The silence from U.S. women’s national team players following Tom Sermanni’s dismissal as coach has been broken. Abby Wambach reiterated what U.S. Soccer president Sunil Gulati said on Monday — that there was no player revolt — and Carli Lloyd said she was shocked just like so many others on the team.
“I was shocked as much as everybody else was,” Lloyd told me on Monday from San Diego.
“It’s not something you think about after getting on the bus after a victory and getting called in for a meeting, so I really was just taken by surprise. It’s just a very tough situation.”
Sermanni told me Monday morning that “seven or eight” players sought him out to say goodbye and a few more emailed, but later said that after counting, that number was 19 of the 23 in camp. That only fueled fire to the whispers that players were behind his ousting, but they say that’s not the case.
Wambach told the Associated Press, “Everybody out there who may think the players made this happen, none of it’s true.”
That’s consistent with what Gulati said on Monday, that players did not seek him out asking for change. But that the firing came as such a surprise to veteran players adds confusion, since Gulati says he consulted players and staff as part of the process of evaluating Sermanni.
“Whenever we have changes or possible changes or directional changes – whatever you want to call it – with our national team program, we do that quite a bit. We talk to players, we talk to staff, we talk to people that observe the team and we also rely on our own assessment,” he said in Monday’s conference call.
Lloyd, a veteran of the team at age 31, says she was not one of the players who spoke with Gulati.
“I really wasn’t aware of if there were conversations, if some people were unhappy,” Lloyd said. “I just go out there and play the game and do what I do best, and that’s just working hard every day.”
Goalkeeper Hope Solo told the AP, “We didn’t play our best soccer in Portugal. We came in seventh place. That’s not good enough for this team. At the end of the day, we failed Tom. We didn’t put together a great tournament.”
Now the U.S. must find a coach just 14 months before the World Cup and with qualifying looming in October. Lloyd said the tight timeline doesn’t concern her, since Pia Sundhage had only nine months until the Olympics when taking over, and she led them to the second of three straight gold medals.
But Lloyd does foresee the new hire coming from within.
“We’ve got faith and trust in U.S. Soccer that they will hire somebody who is somewhat familiar – I’m sure it’s not going to be somebody who has no idea about our team and the players. I think it would most definitely be somebody who has got to be familiar with the system, the pool to make that transition a little bit easy.”
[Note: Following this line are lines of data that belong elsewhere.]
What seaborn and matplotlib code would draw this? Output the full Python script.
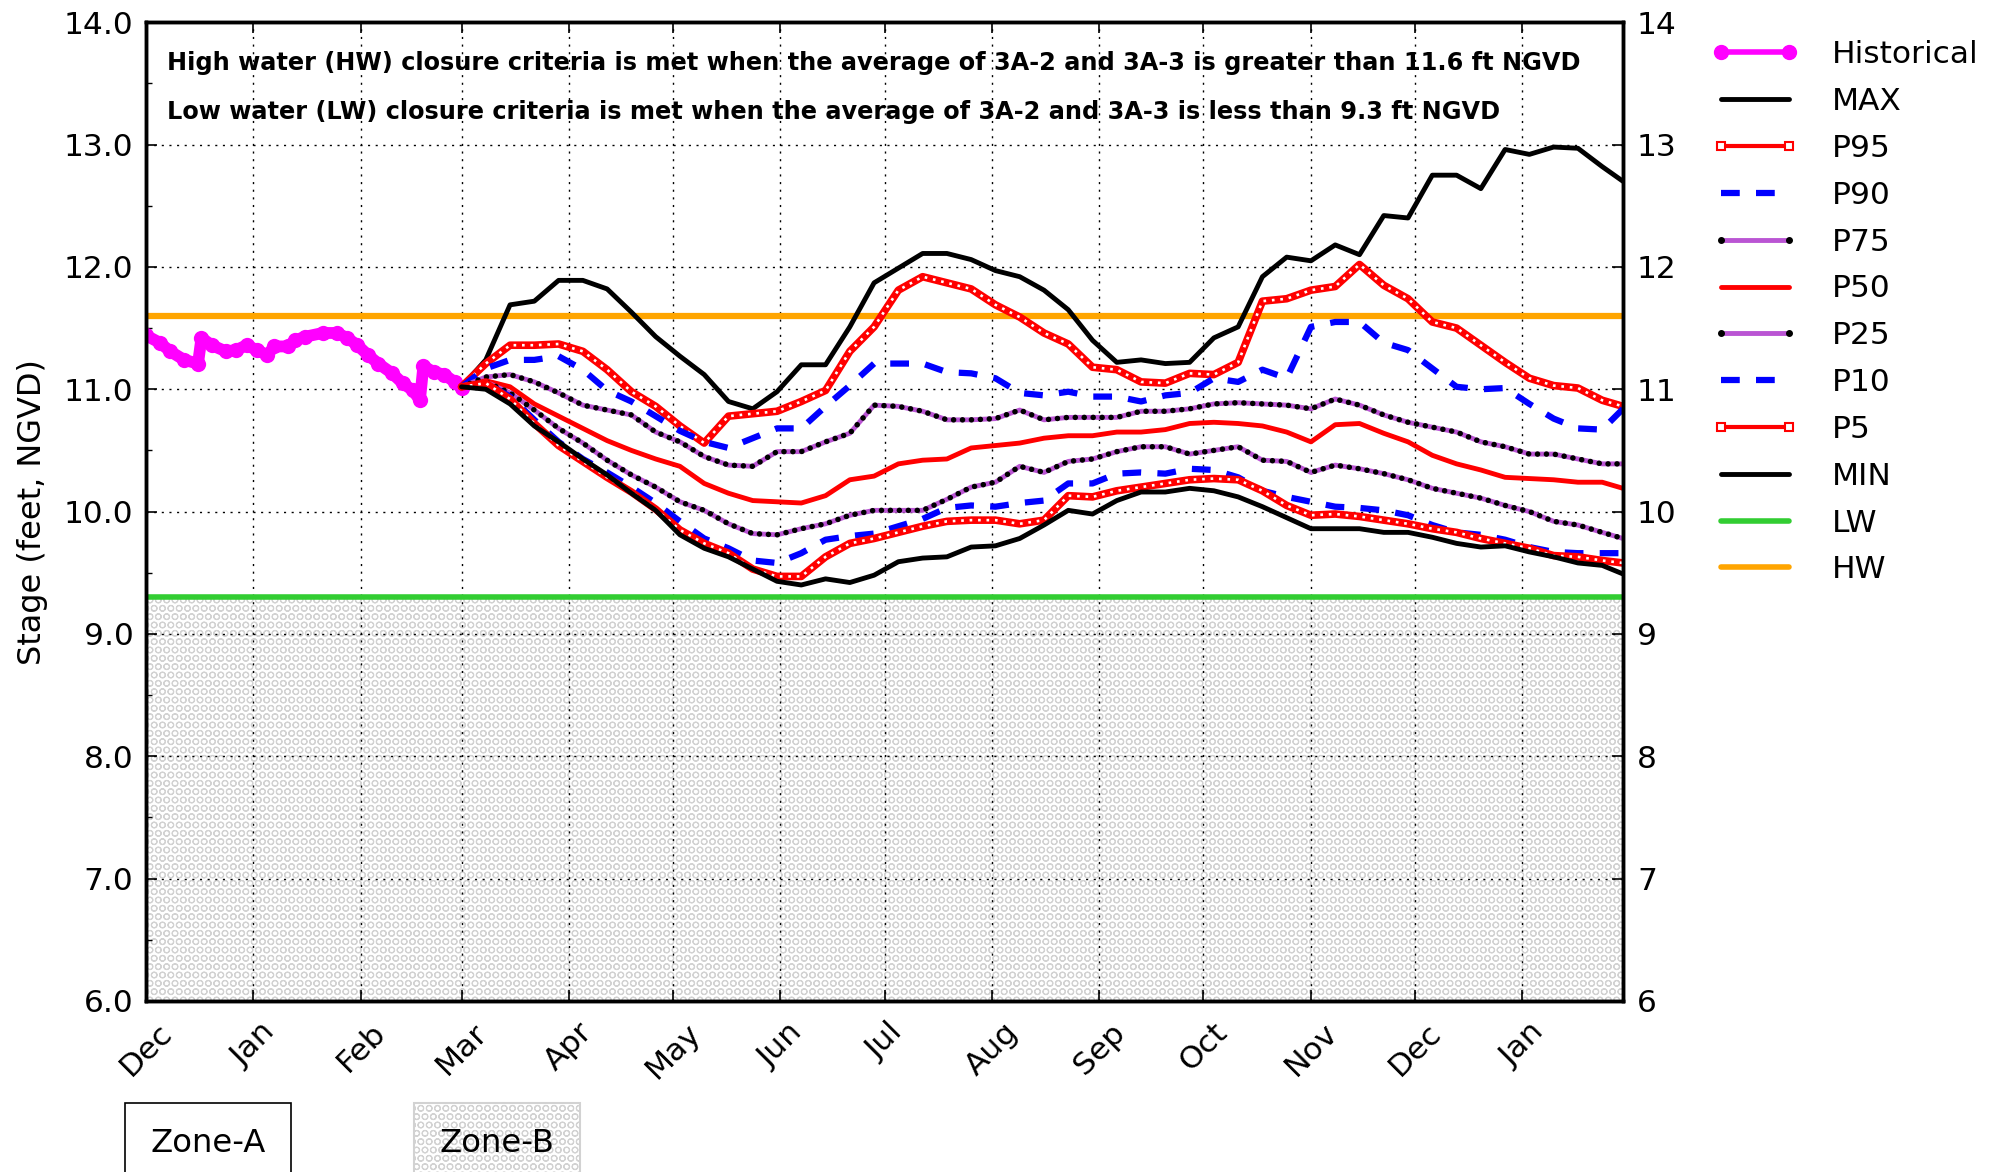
import pandas as pd
import seaborn as sns
import matplotlib.pyplot as plt
import matplotlib.dates as mdates
from matplotlib.lines import Line2D
from matplotlib.ticker import MultipleLocator, FormatStrFormatter

# historical stage, days counted from 2023-12-01
hist_days = [0, 4, 7, 11, 15, 16, 19, 23, 26, 29, 32, 35, 37, 41, 43, 46, 51, 55, 58, 61,
             64, 67, 71, 74, 77, 79, 80, 83, 86, 89, 91]
hist_stage = [11.44, 11.38, 11.31, 11.24, 11.21, 11.42, 11.36, 11.31, 11.32, 11.36,
              11.32, 11.28, 11.35, 11.35, 11.40, 11.43, 11.46, 11.46, 11.42, 11.36,
              11.28, 11.21, 11.13, 11.05, 10.99, 10.91, 11.19, 11.14, 11.12, 11.06, 11.01]

# forecast percentiles, days counted from 2024-03-01
fc_days = [0, 7, 14, 21, 28, 35, 42, 49, 56, 63, 70, 77, 84, 91, 98, 105, 112, 119, 126, 133,
           140, 147, 154, 161, 168, 175, 182, 189, 196, 203, 210, 217, 224, 231, 238, 245,
           252, 259, 266, 273, 280, 287, 294, 301, 308, 315, 322, 329, 335]

stage_max = [11.02, 11.24, 11.69, 11.72, 11.89, 11.89, 11.82, 11.63, 11.43, 11.27,
             11.12, 10.90, 10.84, 10.98, 11.20, 11.20, 11.51, 11.87, 11.99, 12.11,
             12.11, 12.06, 11.97, 11.92, 11.81, 11.65, 11.40, 11.22, 11.24,
             11.21, 11.22, 11.42, 11.51, 11.92, 12.08, 12.05, 12.18, 12.10, 12.42,
             12.40, 12.75, 12.75, 12.64, 12.96, 12.92, 12.98, 12.97, 12.82, 12.70]
stage_p95 = [11.02, 11.21, 11.36, 11.36, 11.37, 11.31, 11.16, 10.98, 10.86, 10.70,
             10.56, 10.78, 10.80, 10.82, 10.90, 10.99, 11.31, 11.51, 11.81, 11.92,
             11.87, 11.82, 11.69, 11.59, 11.46, 11.37, 11.18, 11.16, 11.06,
             11.05, 11.13, 11.12, 11.22, 11.72, 11.74, 11.81, 11.84, 12.02, 11.85,
             11.74, 11.55, 11.50, 11.36, 11.22, 11.09, 11.03, 11.01, 10.91, 10.86]
stage_p90 = [11.02, 11.17, 11.24, 11.24, 11.27, 11.16, 10.99, 10.90, 10.78, 10.66,
             10.57, 10.52, 10.60, 10.68, 10.68, 10.86, 11.03, 11.21, 11.21, 11.21,
             11.14, 11.13, 11.09, 10.97, 10.95, 10.98, 10.94, 10.94, 10.90,
             10.95, 10.97, 11.09, 11.06, 11.16, 11.09, 11.51, 11.55, 11.55, 11.38,
             11.32, 11.17, 11.02, 11.00, 11.01, 10.88, 10.76, 10.68, 10.67, 10.84]
stage_p75 = [11.02, 11.10, 11.12, 11.06, 10.97, 10.87, 10.83, 10.79, 10.65, 10.57,
             10.45, 10.38, 10.37, 10.49, 10.49, 10.57, 10.64, 10.87, 10.86, 10.82,
             10.75, 10.75, 10.76, 10.83, 10.75, 10.77, 10.77, 10.77, 10.82,
             10.82, 10.84, 10.88, 10.89, 10.88, 10.87, 10.84, 10.92, 10.87, 10.79,
             10.73, 10.69, 10.65, 10.57, 10.53, 10.47, 10.47, 10.43, 10.39, 10.39]
stage_p50 = [11.02, 11.07, 11.02, 10.88, 10.78, 10.68, 10.58, 10.50, 10.43, 10.37,
             10.23, 10.15, 10.09, 10.08, 10.07, 10.13, 10.26, 10.29, 10.39, 10.42,
             10.43, 10.52, 10.54, 10.56, 10.60, 10.62, 10.62, 10.65, 10.65,
             10.67, 10.72, 10.73, 10.72, 10.70, 10.65, 10.57, 10.71, 10.72, 10.64,
             10.57, 10.46, 10.39, 10.34, 10.28, 10.27, 10.26, 10.24, 10.24, 10.19]
stage_p25 = [11.02, 11.06, 10.97, 10.83, 10.68, 10.56, 10.42, 10.30, 10.20, 10.08,
             10.01, 9.90, 9.82, 9.81, 9.86, 9.90, 9.97, 10.01, 10.01, 10.01,
             10.10, 10.20, 10.24, 10.37, 10.32, 10.41, 10.43, 10.49, 10.53,
             10.53, 10.47, 10.50, 10.53, 10.42, 10.41, 10.32, 10.38, 10.35, 10.31,
             10.26, 10.19, 10.15, 10.11, 10.05, 10.00, 9.92, 9.89, 9.83, 9.78]
stage_p10 = [11.02, 11.05, 10.94, 10.75, 10.57, 10.43, 10.32, 10.20, 10.07, 9.92,
             9.78, 9.70, 9.60, 9.58, 9.66, 9.77, 9.80, 9.82, 9.88, 9.94,
             10.03, 10.05, 10.04, 10.07, 10.09, 10.23, 10.23, 10.31, 10.32,
             10.31, 10.35, 10.34, 10.28, 10.17, 10.12, 10.08, 10.04, 10.03, 10.01,
             9.97, 9.89, 9.83, 9.81, 9.77, 9.71, 9.67, 9.66, 9.66, 9.66]
stage_p5 = [11.02, 11.05, 10.92, 10.72, 10.54, 10.41, 10.28, 10.16, 10.02, 9.85,
            9.74, 9.66, 9.53, 9.47, 9.47, 9.63, 9.74, 9.78, 9.83, 9.88,
            9.92, 9.93, 9.93, 9.90, 9.93, 10.13, 10.12, 10.17, 10.20,
            10.23, 10.26, 10.27, 10.26, 10.17, 10.05, 9.97, 9.98, 9.96, 9.93,
            9.90, 9.86, 9.83, 9.78, 9.74, 9.70, 9.64, 9.63, 9.60, 9.58]
stage_min = [11.02, 11.00, 10.88, 10.70, 10.57, 10.43, 10.30, 10.15, 10.01, 9.81,
             9.70, 9.63, 9.53, 9.43, 9.40, 9.45, 9.42, 9.48, 9.59, 9.62,
             9.63, 9.71, 9.72, 9.78, 9.89, 10.01, 9.98, 10.09, 10.16,
             10.16, 10.19, 10.17, 10.12, 10.04, 9.95, 9.86, 9.86, 9.86, 9.83,
             9.83, 9.79, 9.74, 9.71, 9.72, 9.67, 9.63, 9.58, 9.56, 9.49]

hw_level = 11.6
lw_level = 9.3

FS = 22.5

hist = pd.DataFrame({
    "date": pd.Timestamp("2023-12-01") + pd.to_timedelta(hist_days, unit="D"),
    "stage": hist_stage,
})
fc = pd.DataFrame({
    "date": pd.Timestamp("2024-03-01") + pd.to_timedelta(fc_days, unit="D"),
    "MAX": stage_max, "P95": stage_p95, "P90": stage_p90, "P75": stage_p75,
    "P50": stage_p50, "P25": stage_p25, "P10": stage_p10, "P5": stage_p5,
    "MIN": stage_min,
})

sns.set_style("white")
plt.rcParams['font.family'] = ['DejaVu Sans']
plt.rcParams['text.color'] = 'black'
plt.rcParams['axes.labelcolor'] = 'black'
plt.rcParams['xtick.color'] = 'black'
plt.rcParams['ytick.color'] = 'black'
plt.rcParams['hatch.linewidth'] = 0.8

fig, ax = plt.subplots(figsize=(20, 11.72), dpi=100)
fig.subplots_adjust(left=0.073, right=0.8115, top=0.981, bottom=0.146)

# zone B shading below the low water criteria
ax.axhspan(6, lw_level, facecolor='white', edgecolor='#d2d2d2', hatch='OO', lw=0, zorder=0)
ax.axhline(hw_level, color='orange', lw=4.5, zorder=1.5)
ax.axhline(lw_level, color='limegreen', lw=4, zorder=1.5)

sns.lineplot(data=hist, x="date", y="stage", ax=ax, color='magenta', lw=8.5,
             marker='o', ms=11, mec='magenta', mew=0, estimator=None, errorbar=None)


def solid(col, color):
    sns.lineplot(data=fc, x="date", y=col, ax=ax, color=color, lw=3.5,
                 estimator=None, errorbar=None)


def squares(col):
    sns.lineplot(data=fc, x="date", y=col, ax=ax, color='red', lw=5.5,
                 estimator=None, errorbar=None)
    sns.lineplot(data=fc, x="date", y=col, ax=ax, color='white', lw=1.9,
                 linestyle=(0, (1.0, 2.2)), dash_capstyle='butt',
                 estimator=None, errorbar=None)


def dashed(col):
    sns.lineplot(data=fc, x="date", y=col, ax=ax, color='blue', lw=4.5,
                 linestyle=(0, (3, 2.6)), estimator=None, errorbar=None)


def dotted(col):
    sns.lineplot(data=fc, x="date", y=col, ax=ax, color='mediumorchid', lw=3.5,
                 estimator=None, errorbar=None)
    sns.lineplot(data=fc, x="date", y=col, ax=ax, color='black', lw=4.0,
                 linestyle=(0, (0.01, 1.6)), dash_capstyle='round',
                 estimator=None, errorbar=None)


solid("MAX", 'black')
squares("P95")
dashed("P90")
dotted("P75")
solid("P50", 'red')
dotted("P25")
dashed("P10")
squares("P5")
solid("MIN", 'black')

ax.set_xlim(pd.Timestamp("2023-12-01"), pd.Timestamp("2025-01-30"))
ax.set_ylim(6, 14)
ax.xaxis.set_major_locator(mdates.MonthLocator())
ax.xaxis.set_major_formatter(mdates.DateFormatter('%b'))
ax.yaxis.set_major_locator(MultipleLocator(1))
ax.yaxis.set_minor_locator(MultipleLocator(0.5))
ax.yaxis.set_major_formatter(FormatStrFormatter('%.1f'))
ax.grid(True, which='major', color='black', linestyle=(0, (1.5, 4)), lw=1.0)
ax.tick_params(axis='x', which='major', direction='in', length=8, width=1.2,
               labelsize=FS, pad=12, top=True, bottom=True)
ax.tick_params(axis='y', which='major', direction='in', length=8, width=1.2,
               labelsize=FS, pad=9, left=True, right=False)
ax.tick_params(axis='y', which='minor', direction='in', length=4, width=1.0, left=True)
plt.setp(ax.get_xticklabels(), rotation=45)
ax.set_xlabel("")
ax.set_ylabel("Stage (feet, NGVD)", fontsize=23, labelpad=11)
for sp in ax.spines.values():
    sp.set_linewidth(2.5)
    sp.set_color('black')

ax2 = ax.twinx()
ax2.set_ylim(6, 14)
ax2.yaxis.set_major_locator(MultipleLocator(1))
ax2.yaxis.set_major_formatter(FormatStrFormatter('%d'))
ax2.tick_params(axis='y', direction='in', length=8, width=1.2, labelsize=FS, pad=10)
ax2.grid(False)
for sp in ax2.spines.values():
    sp.set_linewidth(2.5)
    sp.set_color('black')

ax.text(0.0142, 0.9586,
        "High water (HW) closure criteria is met when the average of 3A-2 and 3A-3 is greater than 11.6 ft NGVD",
        transform=ax.transAxes, fontsize=17.3, fontweight='bold', va='center')
ax.text(0.0142, 0.908,
        "Low water (LW) closure criteria is met when the average of 3A-2 and 3A-3 is less than 9.3 ft NGVD",
        transform=ax.transAxes, fontsize=17.3, fontweight='bold', va='center')

sq = dict(color='red', lw=3, marker='s', ms=6, mfc='white', mec='red', mew=1.5)
dt = dict(color='mediumorchid', lw=3.5, marker='o', ms=4, mfc='black', mec='black')
bl = dict(color='blue', lw=4.5, linestyle=(0, (3, 2.6)))
handles = [
    Line2D([], [], color='magenta', lw=4, marker='o', ms=10, mec='magenta'),
    Line2D([], [], color='black', lw=3.5),
    Line2D([], [], **sq),
    Line2D([], [], **bl),
    Line2D([], [], **dt),
    Line2D([], [], color='red', lw=3.5),
    Line2D([], [], **dt),
    Line2D([], [], **bl),
    Line2D([], [], **sq),
    Line2D([], [], color='black', lw=3.5),
    Line2D([], [], color='limegreen', lw=4),
    Line2D([], [], color='orange', lw=4),
]
labels = ["Historical", "MAX", "P95", "P90", "P75", "P50", "P25", "P10", "P5", "MIN", "LW", "HW"]
fig.legend(handles, labels, loc='upper left', bbox_to_anchor=(0.856, 0.9655),
           frameon=False, fontsize=FS, numpoints=2, handlelength=2.75,
           handletextpad=1.1, labelspacing=0.57, borderpad=0, borderaxespad=0)

fig.text(0.104, 0.024, "Zone-A", fontsize=23.2, ha='center', va='center',
         bbox=dict(boxstyle='square,pad=0.78', fc='white', ec='black', lw=1.2))
fig.text(0.2485, 0.024, "Zone-B", fontsize=23.2, ha='center', va='center',
         bbox=dict(boxstyle='square,pad=0.78', fc='white', ec='#d2d2d2', lw=1.5, hatch='OO'))

fig.savefig("out.png", dpi=100)
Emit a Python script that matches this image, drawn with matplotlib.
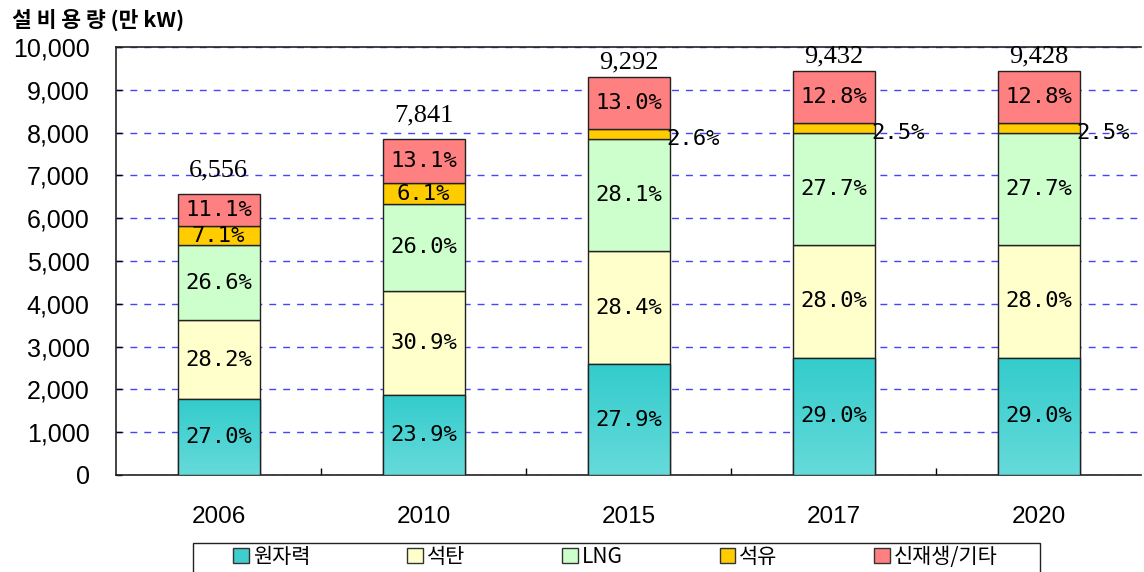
import numpy as np
import matplotlib
matplotlib.use('Agg')
import matplotlib.pyplot as plt
from matplotlib.patches import Patch, Rectangle
from matplotlib.colors import LinearSegmentedColormap


years = ['2006', '2010', '2015', '2017', '2020']
totals = [6556, 7841, 9292, 9432, 9428]

# share of each source in total capacity (%)
nuclear = [27.0, 23.9, 27.9, 29.0, 29.0]
coal = [28.2, 30.9, 28.4, 28.0, 28.0]
lng = [26.6, 26.0, 28.1, 27.7, 27.7]
oil = [7.1, 6.1, 2.6, 2.5, 2.5]
renew = [11.1, 13.1, 13.0, 12.8, 12.8]

series_names = ['원자력', '석탄', 'LNG', '석유', '신재생/기타']
series_pct = [nuclear, coal, lng, oil, renew]
series_colors = ['#44CFCF', '#FFFFCC', '#CCFFCC', '#FFCC00', '#FF8080']

y_ticks = [0, 1000, 2000, 3000, 4000, 5000, 6000, 7000, 8000, 9000, 10000]

KR = ['Noto Sans CJK KR', 'DejaVu Sans']

fig = plt.figure(figsize=(11.44, 5.72), dpi=100)
ax = fig.add_axes([0.1014, 0.1696, 0.896, 0.7482])

x = np.arange(len(years))
width = 0.4
bottom = np.zeros(len(years))
teal_cmap = LinearSegmentedColormap.from_list('teal', ['#33CCCC', '#66DADA'])

for name, pct, color in zip(series_names, series_pct, series_colors):
    values = np.array(totals) * np.array(pct) / 100.0
    bars = ax.bar(x, values, width, bottom=bottom, color=color,
                  edgecolor='#222222', linewidth=1.0, zorder=3)
    if name == '원자력':
        # vertical gradient fill like the source chart
        for b in bars:
            grad = np.linspace(0, 1, 100).reshape(-1, 1)
            im = ax.imshow(grad, cmap=teal_cmap, aspect='auto', origin='upper',
                           extent=[b.get_x(), b.get_x() + b.get_width(),
                                   b.get_y(), b.get_y() + b.get_height()],
                           zorder=3.5)
            im.set_clip_path(b)
            ax.add_patch(Rectangle((b.get_x(), b.get_y()), b.get_width(), b.get_height(),
                                   fill=False, edgecolor='#222222', linewidth=1.0, zorder=4))
    for i, (v, p) in enumerate(zip(values, pct)):
        label = f'{p:.1f}%'
        if p >= 4:
            ax.text(x[i], bottom[i] + v / 2, label, ha='center', va='center',
                    fontsize=16, family='DejaVu Sans Mono', zorder=5)
        else:
            ax.text(x[i] + width / 2 - 0.015, bottom[i] + v / 2 - 120, label,
                    ha='left', va='center', fontsize=16, family='DejaVu Sans Mono', zorder=5)
    bottom += values

for i, t in enumerate(totals):
    # labels of the tallest bars sit closer, squeezed under the top border
    off = 9 if t < 9000 else 3
    ax.annotate(f'{t:,}', (x[i], t), xytext=(0, off), textcoords='offset points',
                ha='center', va='bottom', fontsize=19, family='Liberation Serif')

ax.set_xlim(-0.5, 4.5)
ax.set_ylim(0, 10000)
ax.set_yticks(y_ticks)
ax.set_yticklabels([f'{v:,}' for v in y_ticks], family='Liberation Sans', fontsize=18)
ax.set_xticks(x)
ax.set_xticklabels(years, family='Liberation Sans', fontsize=17.5)
ax.set_xticks(np.arange(0.5, 4.5, 1), minor=True)
ax.tick_params(axis='x', which='major', length=0, pad=22)
ax.tick_params(axis='x', which='minor', direction='in', length=5, width=1)
ax.tick_params(axis='y', direction='in', length=4, width=1, pad=19)

ax.yaxis.grid(True, color='#4444FF', linestyle=(0, (5, 5)), linewidth=1, zorder=1)
ax.set_axisbelow(True)
ax.spines['right'].set_visible(False)
for s in ['left', 'bottom', 'top']:
    ax.spines[s].set_color('#222222')
    ax.spines[s].set_linewidth(1.2)

fig.text(0.0105, 0.965, '설 비 용 량 (만 kW)', family=KR, fontsize=15.5, fontweight='bold',
         ha='left', va='center')

handles = [Patch(facecolor=c, edgecolor='#333333', linewidth=1) for c in series_colors]
handles[0] = Patch(facecolor='#3FCDCD', edgecolor='#333333', linewidth=1)
leg = fig.legend(handles, series_names, loc='upper left', bbox_to_anchor=(233 / 1144, 1 - 546 / 572),
                 ncol=5, prop={'family': KR, 'size': 15}, frameon=False,
                 handlelength=0.75, handleheight=0.75, handletextpad=0.2,
                 columnspacing=4.65, borderaxespad=0, borderpad=0)
# legend frame runs off the bottom of the figure, as in the source image
fig.patches.append(Rectangle((193 / 1144, -0.05), (1040 - 193) / 1144, 0.05 + 1 - 543 / 572,
                             transform=fig.transFigure, fill=False, edgecolor='#222222',
                             linewidth=1.0))

fig.savefig('out.png', dpi=100)
plt.close(fig)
Jill Ellis is coaching the team on an interim basis, as she did in the fall of 2012 between Pia Sundhage leaving and Sermanni being hired. Ellis is 5-0-2, with three of those wins against China, who the U.S. plays on Thursday in San Diego (11 p.m. ET, NBCSN and online on Live Extra).
In the last search process, which yielded Sermanni as coach, Ellis withdrew her name from consideration. She is currently the U.S. Soccer development director but has experience as an assistant coach and as manager of U.S. youth teams.
Randy Waldrum and Paul Riley were both finalists for the U.S. job in fall 2012, but both have begun new NWSL coaching jobs in the last five months, Waldrum with the expansion Houston Dash and Riley with 2013 champion Portland Thorns FC.
On a conference call Monday, both Waldrum and Riley said they feel that a coach could potentially manage both club and country, but both denied being contacted by U.S. Soccer to fill the current void.
“I don’t know whether it would be done in this country, but it has been done in other places,” Riley said.
Waldrum: “I think anything’s possible. Depending on the direction that Sunil wants to take things, I think those type of things are certainly doable. There’s a lot of good coaches in the league, but there are a lot of good coaches that aren’t in the league right now. I really don’t have any idea of the direction that he’s wanting to take, but I think that in our sport, probably unlike any sport, many of coaches have worn a lot of hats over the years. I think it’s a doable thing; I think it’s one of those that would take some work to make a reality.”
Gulati says a new coach will be in place “certainly by the summertime schedule…if not sooner.”